Hunter may scorn success as a beast, but few authors pursued it more strenuously—or as well.
Evan Hunter says in one of his 60 novels that success in America is a frightening, hairy beast stinking of booze and corruption. Its embrace can crush you before it tosses you aside.
Yet people keep stalking the beast—and so has Hunter, with more reason than most. He grew up in a New York Italian ghetto during the Depression; his father made $10 a week as a substitute mailman. “I’m not going to live in slums all my life,” Hunter recalls thinking. “I’m going to get rich and have big houses and expensive cars and beautiful women.”
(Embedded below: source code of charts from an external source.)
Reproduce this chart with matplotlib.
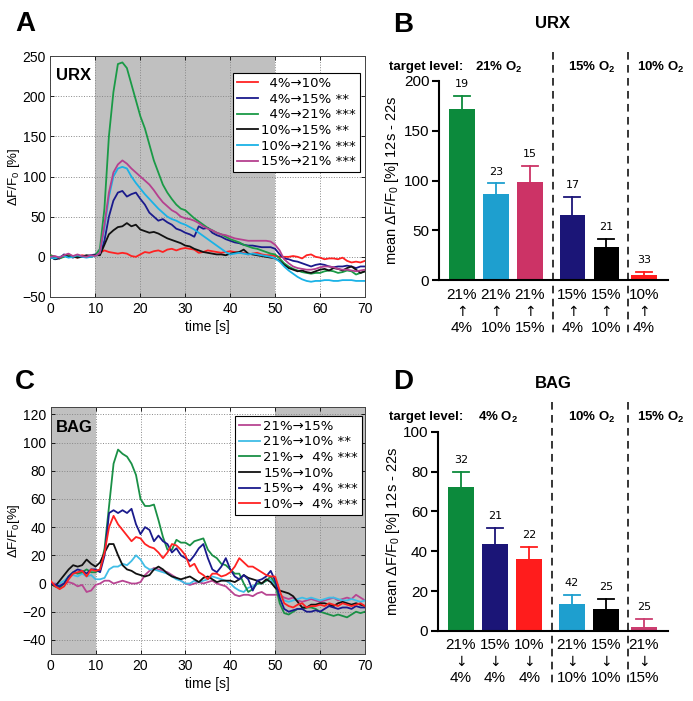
import matplotlib
matplotlib.use("Agg")
import matplotlib.pyplot as plt
from matplotlib.transforms import blended_transform_factory
import numpy as np

plt.rcParams['font.family'] = ['Liberation Sans', 'DejaVu Sans']
plt.rcParams['mathtext.fontset'] = 'custom'
plt.rcParams['mathtext.rm'] = 'Liberation Sans'
plt.rcParams['mathtext.bf'] = 'Liberation Sans:bold'
plt.rcParams['mathtext.it'] = 'Liberation Sans:italic'

# ---- data -------------------------------------------------------------
t = list(range(71))

# panel A, URX traces (dF/F0 %)
urx_4_10 = [2, 0, -2, 1, 3, 0, -1, 2, 1, 0, 2, 5, 8, 6, 5, 4, 5, 4, 1, 0, 3,
            6, 5, 7, 8, 6, 9, 10, 8, 10, 11, 10, 9, 5, 6, 8, 7, 6, 5, 6, 7,
            6, 5, 5, 3, 4, 5, 3, 2, 2, 1, 0, 0, 0, 1, 0, -2, 2, 3, 0, -1,
            -3, -2, -2, -3, -1, -5, -7, -6, -7, -5]
urx_4_15 = [0, -3, -2, 3, 1, -1, 2, 0, 1, 2, 3, 3, 20, 50, 70, 80, 82, 75, 78, 80, 72,
            65, 55, 50, 45, 47, 43, 40, 35, 33, 30, 28, 25, 38, 35, 36, 30, 27, 25, 22, 20,
            18, 17, 15, 14, 14, 13, 12, 12, 12, 10, 3, -2, -3, -5, -6, -8, -10, -12, -10, -9,
            -10, -12, -13, -12, -12, -11, -12, -14, -12, -12]
urx_4_21 = [2, 0, -2, 0, 2, 0, 0, 1, 0, 0, 2, 10, 60, 150, 205, 240, 242, 235, 215, 195, 175,
            160, 140, 120, 105, 90, 80, 72, 65, 60, 58, 53, 48, 44, 40, 36, 33, 30, 28, 25, 22,
            20, 18, 15, 13, 11, 10, 8, 6, 4, 3, -2, -8, -12, -15, -17, -19, -20, -21, -20, -20,
            -18, -17, -18, -20, -19, -17, -18, -22, -20, -18]
urx_10_15 = [0, -3, -1, 2, 0, 1, -1, 0, 2, 1, 2, 2, 15, 28, 33, 37, 38, 42, 38, 40, 34,
             32, 30, 31, 29, 26, 23, 21, 19, 17, 14, 13, 10, 8, 6, 5, 4, 3, 3, 2, 4,
             5, 6, 9, 4, 3, 2, 1, 0, -1, -2, -5, -10, -14, -16, -18, -17, -19, -20, -18, -16,
             -15, -17, -14, -15, -17, -14, -12, -16, -20, -18]
urx_10_21 = [-1, -2, 0, 1, -1, 0, 2, 0, -1, 0, 1, 5, 35, 75, 100, 110, 112, 110, 100, 92, 85,
             78, 72, 66, 60, 55, 50, 47, 45, 42, 40, 37, 34, 30, 26, 22, 18, 14, 10, 6, 3,
             4, 5, 4, 3, 4, 3, 2, 1, 0, -2, -6, -12, -17, -21, -25, -28, -30, -31, -30, -30,
             -29, -29, -30, -30, -29, -29, -29, -30, -30, -30]
urx_15_21 = [0, 1, -1, 2, 4, 1, 3, 1, 0, 2, 1, 5, 40, 80, 105, 115, 120, 116, 110, 105, 100,
             95, 90, 83, 75, 68, 63, 58, 55, 50, 48, 47, 45, 42, 38, 35, 33, 30, 28, 27, 25,
             23, 22, 21, 20, 20, 20, 20, 20, 19, 15, 8, -3, -8, -12, -14, -15, -16, -16, -15, -13,
             -12, -12, -13, -15, -16, -16, -17, -18, -17, -16]
urx_traces = [urx_4_10, urx_4_15, urx_4_21, urx_10_15, urx_10_21, urx_15_21]
urx_labels = ['  4%\u219210%', '  4%\u219215% **', '  4%\u219221% ***',
              '10%\u219215% **', '10%\u219221% ***', '15%\u219221% ***']
urx_colors = ['#ff2222', '#1a1a8c', '#1a9a46', '#111111', '#1ab2e6', '#b5408f']

# panel C, BAG traces
bag_21_15 = [0, 0, -1, 0, 1, 0, -2, -1, -6, -5, -1, 0, 2, 2, 0, 1, 2, 1, 0, 0, 1,
             6, 9, 11, 10, 9, 8, 6, 4, 2, 0, -1, 0, 1, 0, 1, 2, 0, -1, -2, -5,
             -8, -9, -8, -8, -9, -7, -6, -8, -8, -8, -8, -10, -11, -10, -12, -13, -12, -11, -12, -13,
             -12, -11, -10, -12, -11, -10, -11, -8, -10, -12]
bag_21_10 = [0, -1, 0, 2, 5, 6, 5, 7, 5, 6, 3, 3, 4, 10, 12, 12, 14, 13, 16, 20, 17,
             12, 10, 10, 9, 8, 7, 5, 3, 2, 0, 0, 2, 1, 2, 3, 5, 4, 3, 2, 0,
             -3, -5, -6, -3, -2, 0, 0, 2, 3, -2, -8, -12, -13, -12, -11, -10, -11, -10, -11, -12,
             -11, -10, -10, -11, -12, -12, -11, -12, -13, -12]
bag_21_4 = [0, -2, -3, 0, 5, 8, 7, 8, 10, 8, 8, 10, 25, 55, 85, 95, 92, 90, 85, 77, 60,
            55, 55, 56, 45, 33, 24, 24, 31, 29, 29, 27, 30, 31, 32, 24, 20, 18, 14, 13, 10,
            7, 7, 0, -6, -4, 0, 0, 2, 5, 0, -14, -21, -22, -20, -18, -18, -17, -17, -18, -20,
            -21, -22, -23, -22, -23, -24, -22, -20, -21, -20]
bag_15_10 = [0, -2, 2, 6, 10, 13, 12, 13, 17, 14, 12, 15, 22, 28, 28, 20, 13, 10, 9, 7, 6,
             5, 6, 10, 12, 10, 7, 5, 4, 3, 4, 5, 3, 1, 4, 5, 3, 1, 2, 2, 2,
             1, 3, 6, 4, 3, 2, 0, 3, 1, -3, -5, -6, -7, -9, -13, -17, -17, -15, -15, -14,
             -14, -15, -16, -14, -13, -14, -15, -14, -15, -16]
bag_15_4 = [0, -1, -2, 0, 5, 8, 10, 9, 7, 10, 10, 8, 20, 50, 52, 50, 52, 50, 53, 42, 35,
            40, 38, 30, 34, 30, 28, 22, 25, 20, 18, 16, 20, 25, 28, 18, 10, 8, 12, 18, 10,
            5, 3, 6, 3, -5, 2, 3, 5, 9, 2, -10, -18, -20, -19, -18, -18, -20, -20, -19, -20,
            -18, -16, -17, -18, -17, -17, -18, -16, -17, -17]
bag_10_4 = [2, -2, -4, -2, 3, 7, 8, 9, 5, 10, 9, 10, 22, 40, 48, 42, 38, 34, 30, 33, 32,
            28, 26, 25, 22, 18, 22, 28, 27, 24, 20, 12, 14, 8, 6, 3, 7, 7, 5, 6, 8,
            12, 18, 15, 12, 12, 10, 8, 6, 5, 5, -5, -14, -16, -17, -15, -14, -17, -16, -16, -15,
            -16, -14, -15, -16, -14, -15, -16, -15, -14, -16]
bag_traces = [bag_21_15, bag_21_10, bag_21_4, bag_15_10, bag_15_4, bag_10_4]
bag_labels = ['21%\u219215%', '21%\u219210% **', '21%\u2192  4% ***',
              '15%\u219210%', '15%\u2192  4% ***', '10%\u2192  4% ***']
bag_colors = ['#b84592', '#40bde6', '#1a9046', '#111111', '#1a1a8c', '#ff2222']

# panel B, URX means
urx_bar_means = [172, 86, 98, 65, 33, 5]
urx_bar_err = [13, 11, 17, 18, 8, 3]
urx_bar_n = ['19', '23', '15', '17', '21', '33']
urx_bar_from = ['4%', '10%', '15%', '4%', '10%', '4%']
urx_bar_to = ['21%', '21%', '21%', '15%', '15%', '10%']
urx_bar_colors = ['#0c8a3c', '#1e9fcf', '#cc3366', '#1b1577', '#000000', '#ff1c1c']
urx_groups = ['21%', '15%', '10%']

# panel D, BAG means
bag_bar_means = [72.5, 43.5, 36, 13.5, 11, 2]
bag_bar_err = [7.5, 8, 6, 4.5, 5, 4]
bag_bar_n = ['32', '21', '22', '42', '25', '25']
bag_bar_from = ['21%', '15%', '10%', '21%', '15%', '21%']
bag_bar_to = ['4%', '4%', '4%', '10%', '10%', '15%']
bag_bar_colors = ['#0c8a3c', '#1b1577', '#ff1c1c', '#1e9fcf', '#000000', '#cc3d70']
bag_groups = ['4%', '10%', '15%']

bar_x = [0, 1, 2, 3.25, 4.25, 5.35]
sep_x = [2.67, 4.89]
bar_w = 0.76
cap_w = 0.47

W, H = 693, 701
fig = plt.figure(figsize=(W / 100, H / 100), dpi=100)


def px_axes(l, r, top, bot):
    return fig.add_axes([l / W, 1 - bot / H, (r - l) / W, (bot - top) / H])


def trace_panel(ax, traces, labels, colors, shade, ylim, yticks, name, ylab, leg_anchor):
    for a, b in shade:
        ax.axvspan(a, b, color='#c0c0c0', lw=0, zorder=0)
    for y, lab, c in zip(traces, labels, colors):
        ax.plot(t, y, color=c, lw=1.3, label=lab, zorder=3)
    ax.set_xlim(0, 70)
    ax.set_ylim(*ylim)
    ax.set_xticks(range(0, 71, 10))
    ax.set_yticks(yticks)
    ax.grid(True, ls=':', color='#888888', lw=0.7, zorder=1)
    ax.set_axisbelow(True)
    ax.tick_params(direction='in', top=True, right=True, length=3, labelsize=10, width=0.6)
    for s in ax.spines.values():
        s.set_linewidth(0.7)
        s.set_color('#444444')
    ax.set_xlabel('time [s]', fontsize=10, labelpad=3)
    ax.set_ylabel(ylab, fontsize=9.5)
    ax.yaxis.set_label_coords(-0.09, 0.5)
    ax.text(0.018, 0.92, name, transform=ax.transAxes, fontsize=12, fontweight='bold',
            va='center', ha='left', zorder=5)
    leg = ax.legend(loc='upper right', bbox_to_anchor=leg_anchor, fancybox=False,
                    framealpha=1, edgecolor='black', handlelength=1.6, handletextpad=0.25,
                    labelspacing=0.2, borderpad=0.3, borderaxespad=0,
                    prop={'family': 'DejaVu Sans', 'size': 9.5})
    leg.get_frame().set_linewidth(0.8)
    leg.set_zorder(6)


def bar_panel(ax, means, errs, ns, frm, to, colors, up, ylim, yticks, ytop, ybot, rows, labx):
    tr = blended_transform_factory(ax.transData, fig.transFigure)
    for x, m, e, n, c in zip(bar_x, means, errs, ns, colors):
        ax.bar(x, m, width=bar_w, color=c, zorder=2)
        ax.plot([x, x], [m, m + e], color=c, lw=1.3, zorder=3)
        ax.plot([x - cap_w / 2, x + cap_w / 2], [m + e, m + e], color=c, lw=1.3, zorder=3)
        ax.annotate(n, (x, m + e), xytext=(0, 5), textcoords='offset points',
                    ha='center', va='bottom', fontsize=8, family='DejaVu Sans')
    for x, a, b in zip(bar_x, frm, to):
        top_lab, bot_lab = (b, a) if up else (a, b)
        arrow = '\u2191' if up else '\u2193'
        ax.text(x, rows[0], top_lab, transform=tr, ha='center', va='center', fontsize=11)
        ax.text(x, rows[1], arrow, transform=tr, ha='center', va='center', fontsize=10,
                family='DejaVu Sans')
        ax.text(x, rows[2], bot_lab, transform=tr, ha='center', va='center', fontsize=11)
    for sx in sep_x:
        ax.plot([sx, sx], [ytop, ybot], transform=tr, color='black', lw=1.1,
                dashes=(5, 3.5), clip_on=False)
    ax.set_xlim(-0.676, 6.06)
    ax.set_ylim(*ylim)
    ax.set_yticks(yticks)
    ax.set_xticks([])
    ax.spines['top'].set_visible(False)
    ax.spines['right'].set_visible(False)
    ax.spines['left'].set_linewidth(1.5)
    ax.spines['bottom'].set_linewidth(1.5)
    ax.tick_params(axis='y', direction='out', length=5, width=1.5, labelsize=11, pad=2)
    ax.set_ylabel('mean \u0394F/F$_0$ [%] 12s - 22s', fontsize=10.5)
    ax.yaxis.set_label_coords(labx, 0.5)


axA = px_axes(50.5, 365, 56, 297)
trace_panel(axA, urx_traces, urx_labels, urx_colors, [(10, 50)], (-50, 250),
            range(-50, 251, 50), 'URX', '\u0394F/F$_0$ [%]', (0.984, 0.929))

axC = px_axes(50.7, 365, 407.3, 654)
trace_panel(axC, bag_traces, bag_labels, bag_colors, [(0, 10), (50, 70)], (-50, 125),
            range(-40, 121, 20), 'BAG', '\u0394F/F$_0$[%]', (0.99, 0.966))

axB = px_axes(439, 668, 81, 280)
bar_panel(axB, urx_bar_means, urx_bar_err, urx_bar_n, urx_bar_from, urx_bar_to,
          urx_bar_colors, True, (0, 200), range(0, 201, 50),
          1 - 52 / H, 1 - 333 / H, [1 - 295 / H, 1 - 312 / H, 1 - 328 / H], -0.165)

axD = px_axes(437.7, 668, 431.7, 631)
bar_panel(axD, bag_bar_means, bag_bar_err, bag_bar_n, bag_bar_from, bag_bar_to,
          bag_bar_colors, False, (0, 100), range(0, 101, 20),
          1 - 402 / H, 1 - 683 / H, [1 - 645 / H, 1 - 662 / H, 1 - 678 / H], -0.156)

# group headings above bar panels
for grp, yc, x0 in [(urx_groups, 67, 475), (bag_groups, 417, 478)]:
    fig.text(389 / W, 1 - yc / H, 'target level:', fontsize=9.5, fontweight='bold',
             ha='left', va='center')
    for lab, xl in zip(grp, [x0, 568, 637]):
        fig.text(xl / W, 1 - yc / H, r'$\mathbf{' + lab.replace('%', r'\%') + r'\ O_2}$',
                 fontsize=9.5, ha='left', va='center')

# panel letters and titles
for letter, x, y in [('A', 15, 24), ('B', 393, 25), ('C', 15, 382), ('D', 393, 382)]:
    fig.text(x / W, 1 - y / H, letter, fontsize=20, fontweight='bold', ha='left', va='center')
fig.text(553 / W, 1 - 23 / H, 'URX', fontsize=12, fontweight='bold', ha='center', va='center')
fig.text(553 / W, 1 - 383 / H, 'BAG', fontsize=12, fontweight='bold', ha='center', va='center')

fig.savefig('out.png', dpi=100)
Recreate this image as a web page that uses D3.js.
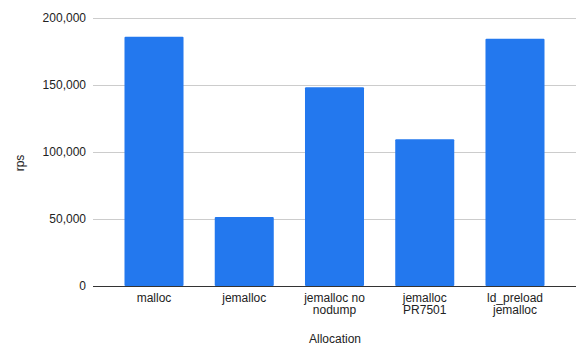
<!DOCTYPE html>
<html>
<head>
<meta charset="utf-8">
<script src="https://cdn.jsdelivr.net/npm/d3@7"></script>
<style>
  body { margin: 0; background: #fff; }
  svg text { font-family: Arial, "Liberation Sans", sans-serif; fill: #222; }
</style>
</head>
<body>
<div class="chart"></div>
<script>
// chart data
const categories = ['malloc', 'jemalloc', 'jemalloc no nodump', 'jemalloc PR7501', 'ld_preload jemalloc']
const labelLines = [['malloc'], ['jemalloc'], ['jemalloc no', 'nodump'], ['jemalloc', 'PR7501'], ['ld_preload', 'jemalloc']]
const rps = [186000, 51500, 148300, 109500, 184500]
const yTicks = [0, 50000, 100000, 150000, 200000]

const width = 587
const height = 358
const margin = {top: 18, right: 11, bottom: 72, left: 93}

let svg = d3.select('.chart').append('svg')
.attr('width', width)
.attr('height', height)

let x = d3.scaleBand()
.domain(categories)
.range([margin.left, width - margin.right])
.paddingInner(0.346)
.paddingOuter(0.349)

let y = d3.scaleLinear()
.domain([0, 200000])
.range([height - margin.bottom, margin.top])

// gridlines
svg.append('g')
.selectAll('line')
.data(yTicks.filter(d => d > 0))
.enter()
.append('line')
.attr('x1', margin.left)
.attr('x2', width - margin.right)
.attr('y1', d => Math.round(y(d)) + 0.5)
.attr('y2', d => Math.round(y(d)) + 0.5)
.attr('stroke', '#cccccc')
.attr('stroke-width', 1)

// y tick labels
svg.append('g')
.selectAll('text')
.data(yTicks)
.enter()
.append('text')
.attr('x', margin.left - 7)
.attr('y', d => y(d) + 4)
.attr('text-anchor', 'end')
.attr('font-size', '12px')
.text(d => d3.format(',')(d))

// bars
svg.append('g')
.selectAll('rect')
.data(rps)
.enter()
.append('rect')
.attr('x', (d, i) => x(categories[i]))
.attr('y', d => y(d))
.attr('width', x.bandwidth())
.attr('height', d => y(0) - y(d))
.attr('rx', 1)
.attr('fill', '#2378ee')

// baseline
svg.append('line')
.attr('x1', margin.left)
.attr('x2', width - margin.right)
.attr('y1', Math.round(y(0)) + 0.5)
.attr('y2', Math.round(y(0)) + 0.5)
.attr('stroke', '#333333')
.attr('stroke-width', 1)

// category labels
let xl = svg.append('g')
.selectAll('text')
.data(labelLines)
.enter()
.append('text')
.attr('text-anchor', 'middle')
.attr('font-size', '12px')
.attr('transform', (d, i) => `translate(${x(categories[i]) + x.bandwidth() / 2},${y(0) + 16})`)

xl.selectAll('tspan')
.data(d => d)
.enter()
.append('tspan')
.attr('x', 0)
.attr('y', (d, i) => i * 12)
.text(d => d)

// axis titles
svg.append('text')
.attr('x', (margin.left + width - margin.right) / 2 + 0.5)
.attr('y', 343)
.attr('text-anchor', 'middle')
.attr('font-size', '12px')
.text('Allocation')

svg.append('text')
.attr('transform', 'translate(24,163) rotate(-90)')
.attr('text-anchor', 'middle')
.attr('font-size', '12px')
.text('rps')
</script>
</body>
</html>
He began amassing those accoutrements before he was 30, on the strength of the wildly successful The Blackboard Jungle, a 1954 book, then a movie. But neither subsequent best-sellers like Strangers When We Meet and Mothers and Daughters nor $5,000-a-week writing jobs in Hollywood made life as sweet as Hunter expected. “I was sort of a rebel when I went out there,” he says of Hollywood. “I really hated it, and I told everybody I hated it.” The beast’s embrace soon turned savage. Hunter suffered a string of unsuccessful books, a “very unhappy” marriage, a break with his literary agent and several nasty reviews. Of his serious novels he admits, “In some of them I didn’t have a goddamn thing to say.” Now, at 51, an expensive divorce behind him, Hunter says, “I’m starting all over again.”
“Financially,” adds his present wife, Mary Vann, who was born in North Carolina. Her daughter, Amanda Finley, 15, lives with them.
Apparently his troubles only served to goad his productivity. A couple of months ago he completed an 837-page manuscript titled The Gutter Rats, “a very harsh, inside look” at writers, agents, the theater and the movie business. In October, when the book did not find a publisher, Hunter toned it down, cut out a couple of hundred pages and changed the title to Words.
Whether it eventually is a bombshell or a bomb, Hunter will come out with another—and failproof—book next month. It’s the 36th novel by Ed McBain, the most successful of Hunter’s several pseudonyms. The title is Goldilocks; the plot is adultery and murder. The McBain books have sold an estimated 53,000,000 copies in 16 languages. He often begins one with nothing more than a suggestive title. Pinned to his desk now is: Please, Not While I’m Eating. “Of course, it has to be about a poisoning.”
Hunter was born Salvatore Lombino, which he changed not long after graduating Phi Beta Kappa from New York’s Hunter College in 1950. His three grown sons by his first marriage call themselves Hunter.
He has also written under the names Richard Marsten and Hunt Collins. While he was a Navy seaman from 1944 to 1946—and then as a student, high school teacher and junior literary agent—he signed those names to the penny-a-word mysteries and science fiction he pounded out in his spare time. “The John Updikes of the world,” he notes with a vague smile, “don’t come out of the pulps.” (Hunter apparently believes the literary establishment will never take writers with his kind of background seriously.)
Hunter works 9 to 5 in an artist’s studio, a few yards from the converted sawmill that is his house in suburban Connecticut. One upcoming project is to write a CBS-TV miniseries based on his Western, The Chisholms. (“That novel,” he says, “was very hard work. Who the hell knows about getting on a horse?”) A recent McBain, Blood Relatives, has just been filmed in Canada with Donald Sutherland as the star.
“We lead a pretty quiet life,” Hunter says. “We have a lot of small dinner parties. We try to go into the city to the theater, for dinner or just to walk around. We play tennis on weekends, and that’s about it.” He is also a regular in a local weekly poker game. “I’m pretty happy right now. I really am,” he says. At that moment, his wife Mary Vann walks into the studio carrying the mail. “Any money?” he asks her.